Posted By Wally's Express on 18 Sep 2013 10:44 AM 
Thanks Greg. Someone told me to purchase the Aristo 10 amp which will allow both the G scale and my new Dash-9. Really appreciate the help. Steve 
Wally - Marlin P Jones has a number of 24 volt supplies, some on special right now. These supplies generally have exposed high voltage connections so you need to be comfortable making a safe, grounded enclosure. That said, I have used a number of them over the years and they are excellent.


Here is a link to the 24 volt offerings.


Marlin P Jones 24 Volt Supplies

dave


----------



## Jerry Barnes (Jan 2, 2008)

Dave, 
Some seem to have cases, so those are okay to get? Any one you would recommend? Seems best to get one with a fan? Large amps/watts also?


----------



## dbodnar (Jan 2, 2008)

Posted By Jerry Barnes on 19 Sep 2013 01:29 PM 
Dave, 
Some seem to have cases, so those are okay to get? Any one you would recommend? Seems best to get one with a fan? Large amps/watts also? 
Jerry - even the ones that appear to have cases (the circuitry is enclosed) have screw terminals where you hook up to house power (120 volts AC) - that needs to be protected from curious (or careless) fingers.

If you look closely at the image below you will see that all connections are done with exposed screws.

The one(s) you buy is really dependent on how much power you want available on any one circuit - I prefer to use two or more units of 10 or fewer amps putting separate supplies on separate loops. A fan is always a good thing, especially in warmer climates and when running at close to rated capacity - if you don't get one with a fan they are available either salvaged from old computers (make sure you put two in series to handle the 24 volt power!) or from the same vendor.

dave


----------



## Dan Pierce (Jan 2, 2008)

Be careful with old computer supplies as the DC ground maybe tied to the input AC ground. 
Do not cut the AC ground as these supplies can have components inside tied to the AC ground and when floating a supply can cause a shock.


----------



## dbodnar (Jan 2, 2008)

Posted By Dan Pierce on 20 Sep 2013 03:26 AM 
Be careful with old computer supplies as the DC ground maybe tied to the input AC ground. 
Do not cut the AC ground as these supplies can have components inside tied to the AC ground and when floating a supply can cause a shock. 
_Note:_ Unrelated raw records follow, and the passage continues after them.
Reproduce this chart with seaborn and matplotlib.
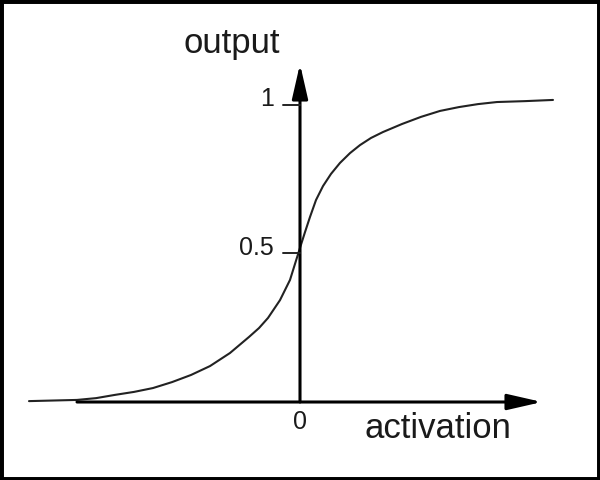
import matplotlib
matplotlib.use("Agg")
import matplotlib.pyplot as plt
import seaborn as sns
import pandas as pd

# Values
activation = [-5.42, -4.46, -4.08, -3.70, -3.32, -2.94, -2.56, -2.18, -1.80, -1.40,
              -1.02, -0.82, -0.64, -0.40, -0.20, 0.00, 0.10, 0.20, 0.32, 0.46,
              0.62, 0.80, 1.00, 1.20, 1.42, 1.66, 2.04, 2.42, 2.80, 3.18,
              3.56, 3.94, 4.50, 5.06]
output = [0.003, 0.007, 0.013, 0.024, 0.034, 0.047, 0.067, 0.091, 0.121, 0.165,
          0.219, 0.249, 0.283, 0.343, 0.411, 0.519, 0.572, 0.623, 0.680, 0.727,
          0.768, 0.805, 0.838, 0.865, 0.889, 0.909, 0.936, 0.960, 0.980, 0.993,
          1.003, 1.010, 1.013, 1.017]
ytick_values = [0.5, 1.0]
ytick_labels = ["0.5", "1"]
xtick_values = [0.0]
xtick_labels = ["0"]
x_label = "activation"
y_label = "output"

sns.set_theme(style="white")
plt.rcParams["font.family"] = ["Liberation Sans", "DejaVu Sans"]

df = pd.DataFrame({"activation": activation, "output": output})

fig = plt.figure(figsize=(6, 4.8), dpi=100)
ax = fig.add_axes([0, 0, 1, 1])
ax.set_xlim(-6, 6)
ax.set_ylim(-0.2626, 1.3535)

sns.lineplot(data=df, x="activation", y="output", ax=ax, color="#222222",
             linewidth=1.5, zorder=3)

# axes with arrows
arrow_style = "-|>,head_length=1.05,head_width=0.24"
ax.annotate("", xy=(4.84, 0), xytext=(-4.46, 0),
            arrowprops=dict(arrowstyle=arrow_style, color="black", lw=2.2,
                            mutation_scale=20, shrinkA=0, shrinkB=0), zorder=4)
ax.annotate("", xy=(0, 1.138), xytext=(0, 0),
            arrowprops=dict(arrowstyle=arrow_style, color="black", lw=2.2,
                            mutation_scale=20, shrinkA=0, shrinkB=0), zorder=4)

# y ticks and labels
for v, lab in zip(ytick_values, ytick_labels):
    ax.plot([-0.35, 0], [v, v], color="#222222", lw=1.4, zorder=4)
    ax.text(-0.52, v + 0.02, lab, ha="right", va="center", fontsize=18,
            color="#1a1a1a")

# x tick labels
for v, lab in zip(xtick_values, xtick_labels):
    ax.text(v, -0.067, lab, ha="center", va="center", fontsize=18,
            color="#1a1a1a")

ax.text(1.3, -0.121, x_label, ha="left", va="baseline", fontsize=25,
        color="#1a1a1a")
ax.text(-1.36, 1.175, y_label, ha="center", va="baseline", fontsize=25,
        color="#1a1a1a")

ax.set_xlabel("")
ax.set_ylabel("")
ax.set_xticks([])
ax.set_yticks([])
for s in ax.spines.values():
    s.set_visible(True)
    s.set_color("black")
    s.set_linewidth(5)

fig.savefig("out.png", dpi=100)
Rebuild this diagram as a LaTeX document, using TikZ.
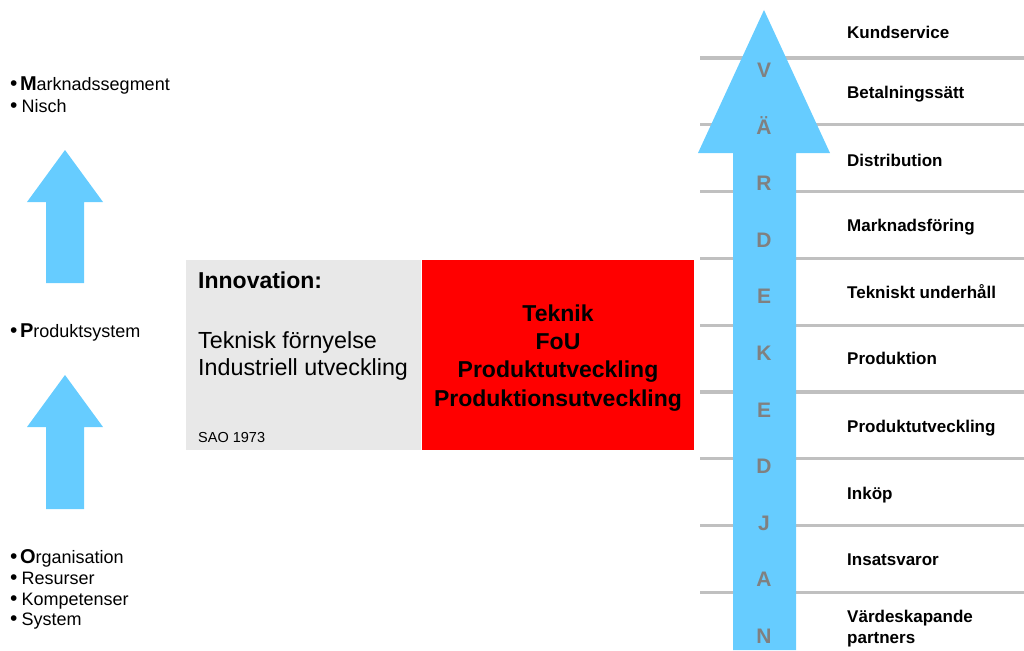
\documentclass[tikz,border=0pt]{standalone}
\usepackage{fontspec}
\setmainfont{Liberation Sans}
\definecolor{arrowblue}{HTML}{66CCFF}
\definecolor{linegray}{HTML}{C0C0C0}
\definecolor{lettergray}{HTML}{808080}
\definecolor{boxgray}{HTML}{E8E8E8}
\definecolor{boxred}{HTML}{FF0000}
\newcommand{\bigini}[1]{\hspace{2.5pt}{\fontsize{20}{20}\selectfont\bfseries #1}}
\newcommand{\blt}{{\fontsize{21}{20}\selectfont •}}
\newcommand{\bltsp}{\blt\hspace{4pt}}
\tikzset{
  leftitem/.style={anchor=base west, inner sep=0pt, font=\fontsize{18}{20}\selectfont},
  chainlabel/.style={anchor=base west, inner sep=0pt, align=left, font=\fontsize{17}{20.5}\selectfont\bfseries},
  chainletter/.style={anchor=base, inner sep=0pt, text=lettergray, font=\fontsize{21}{24}\selectfont\bfseries},
  chainline/.style={draw=linegray, line width=3.3pt},
  upfill/.style={fill=arrowblue, draw=none},
  redline/.style={anchor=base, inner sep=0pt, font=\fontsize{23}{28}\selectfont\bfseries},
}

\begin{document}
\begin{tikzpicture}[x=1pt,y=-1pt]
  \useasboundingbox (0,0) rectangle (1024,650);

  %% left column: O -> P -> M
  \node[leftitem] (mseg) at (10,91) {\blt\bigini{M}arknadssegment};
  \node[leftitem] (nisch) at (10,113) {\bltsp Nisch};
  \fill[upfill, shift={(65,150)}] (0,0) -- (38,52) -- (19,52) -- (19,133) -- (-19,133) -- (-19,52) -- (-38,52) -- cycle;
  \node[leftitem] (psys) at (10,337) {\blt\bigini{P}roduktsystem};
  \fill[upfill, shift={(65,375)}] (0,0) -- (38,52) -- (19,52) -- (19,134) -- (-19,134) -- (-19,52) -- (-38,52) -- cycle;
  \node[leftitem] (org) at (10,563) {\blt\bigini{O}rganisation};
  \node[leftitem] (res) at (10,584) {\bltsp Resurser};
  \node[leftitem] (komp) at (10,605) {\bltsp Kompetenser};
  \node[leftitem] (syst) at (10,625) {\bltsp System};

  %% middle boxes
  \node[fill=boxgray, minimum width=235pt, minimum height=190pt, inner sep=0pt] (innobox) at (303.5,355) {};
  \node[fill=boxred, minimum width=272pt, minimum height=190pt, inner sep=0pt] (techbox) at (558,355) {};
  \node[anchor=base west, inner sep=0pt, font=\fontsize{23}{28}\selectfont\bfseries] (innohead) at (198,288) {Innovation:};
  \node[anchor=base west, inner sep=0pt, font=\fontsize{23.3}{28}\selectfont] (innoa) at (198,348) {Teknisk förnyelse};
  \node[anchor=base west, inner sep=0pt, font=\fontsize{23.3}{28}\selectfont] (innob) at (198,375) {Industriell utveckling};
  \node[anchor=base west, inner sep=0pt, font=\fontsize{14.5}{17}\selectfont] (sao) at (198,442) {SAO 1973};
  \foreach \txt [count=\i] in {Teknik,FoU,Produktutveckling,Produktionsutveckling}
    \node[redline] (tech\i) at (558,{321+28.4*(\i-1)}) {\txt};

  %% value chain
  \foreach \k in {0,...,8}
    \draw[chainline] (700,{58+66.8*\k}) -- (1024,{58+66.8*\k});
  \fill[upfill] (764,10) -- (830,153) -- (796,153) -- (796,650) -- (733,650) -- (733,153) -- (698,153) -- cycle;
  \foreach \ch [count=\i] in {V,Ä,R,D,E,K,E,D,J,A,N}
    \node[chainletter] (letter\i) at (764,{77.5+56.6*(\i-1)}) {\ch};
  \foreach \lab/\yb [count=\i] in {Kundservice/39,Betalningssätt/99,Distribution/166,Marknadsföring/231,Tekniskt underhåll/298,Produktion/364,Produktutveckling/432,Inköp/499,Insatsvaror/565.5}
    \node[chainlabel] (step\i) at (847,\yb) {\lab};
  \node[chainlabel] (partners) at (847,643) {Värdeskapande\\partners};
\end{tikzpicture}
\end{document}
Dan - a good thing to check, indeed - just tested the unit I got from Marlin P Jones some time ago (it is similar if not identical to the one here: 
- image below)

http://www.mpja.com/24-Volt-Power-Supply-65A-150W/productinfo/31024 PS/#

The power ground is connected to the case (as it should be) but the negative terminal on the output is not connected to the case or the ground connection for the AC line cord.

dave


----------



## Ted Doskaris (Oct 7, 2008)

I recently upgraded to the track side 2.4 GHz *Aristo Revolution 15 amp Base Station* - in my case to operate as many as six (6) or so GP 40 type locos pulling long , heavy trains up looping grades that the 10 amp 27 MHz could not support. 
I used a MeanWell power supply - admittedly more capable and expansive than needed because I always seem to regret not doing this in the past when strictly trying to size only as necessary.

The 24 V dc 27 amp MeanWell power supply is way more than needed, but it has the VAC input power connections on the rear of the unit using a dedicated terminal block with snap on plastic cover.










Shown below is the entire apparatus as I have implemented it with transmitter remotely controlled PWC / Linear output.










-Ted


----------